- **EXERCISE OBJECTIVE**: Identify each line below that contains the word "matplotlib", and copy it out.

-------- MATERIAL SUPPLIED --------

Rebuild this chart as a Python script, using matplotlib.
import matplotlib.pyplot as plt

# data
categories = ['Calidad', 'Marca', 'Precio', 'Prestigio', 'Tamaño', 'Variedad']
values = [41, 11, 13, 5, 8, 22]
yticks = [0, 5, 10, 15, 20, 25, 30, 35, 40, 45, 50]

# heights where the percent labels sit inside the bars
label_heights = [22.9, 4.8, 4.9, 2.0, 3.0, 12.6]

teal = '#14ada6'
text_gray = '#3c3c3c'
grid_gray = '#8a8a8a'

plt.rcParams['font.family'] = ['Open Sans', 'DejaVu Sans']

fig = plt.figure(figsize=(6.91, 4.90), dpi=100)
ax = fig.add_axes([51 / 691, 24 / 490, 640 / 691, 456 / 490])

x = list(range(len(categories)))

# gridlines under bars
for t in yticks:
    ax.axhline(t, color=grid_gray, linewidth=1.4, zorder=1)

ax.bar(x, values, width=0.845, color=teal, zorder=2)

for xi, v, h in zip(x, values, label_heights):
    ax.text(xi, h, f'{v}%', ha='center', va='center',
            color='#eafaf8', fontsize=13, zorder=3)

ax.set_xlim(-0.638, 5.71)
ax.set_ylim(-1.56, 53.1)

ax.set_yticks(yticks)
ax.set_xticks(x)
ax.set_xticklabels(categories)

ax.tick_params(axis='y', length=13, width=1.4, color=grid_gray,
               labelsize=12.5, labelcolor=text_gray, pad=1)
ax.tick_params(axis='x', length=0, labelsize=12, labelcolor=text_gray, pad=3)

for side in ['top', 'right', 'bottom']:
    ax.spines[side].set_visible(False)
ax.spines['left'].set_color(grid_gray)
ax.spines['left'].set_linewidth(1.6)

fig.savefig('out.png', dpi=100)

--------
-------- MATERIAL SUPPLIED --------

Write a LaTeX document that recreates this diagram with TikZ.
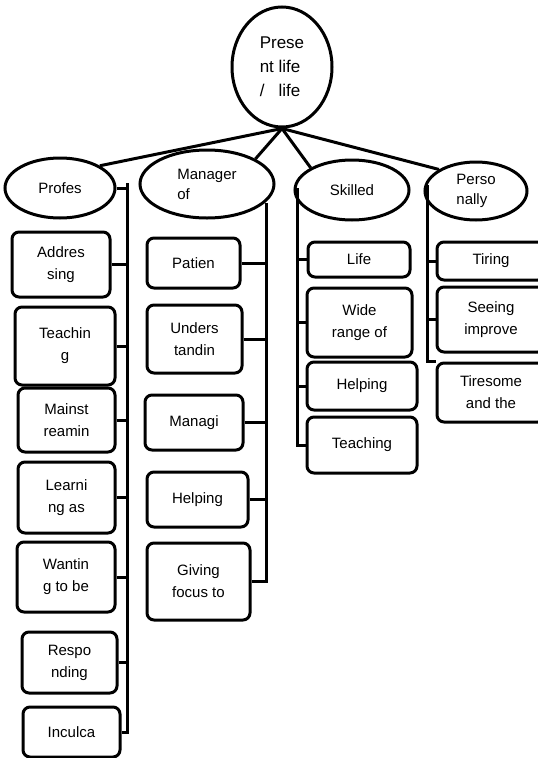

--------

- **FINISHED EXERCISE**:
Rebuild this chart as a Python script, using matplotlib.
import matplotlib.pyplot as plt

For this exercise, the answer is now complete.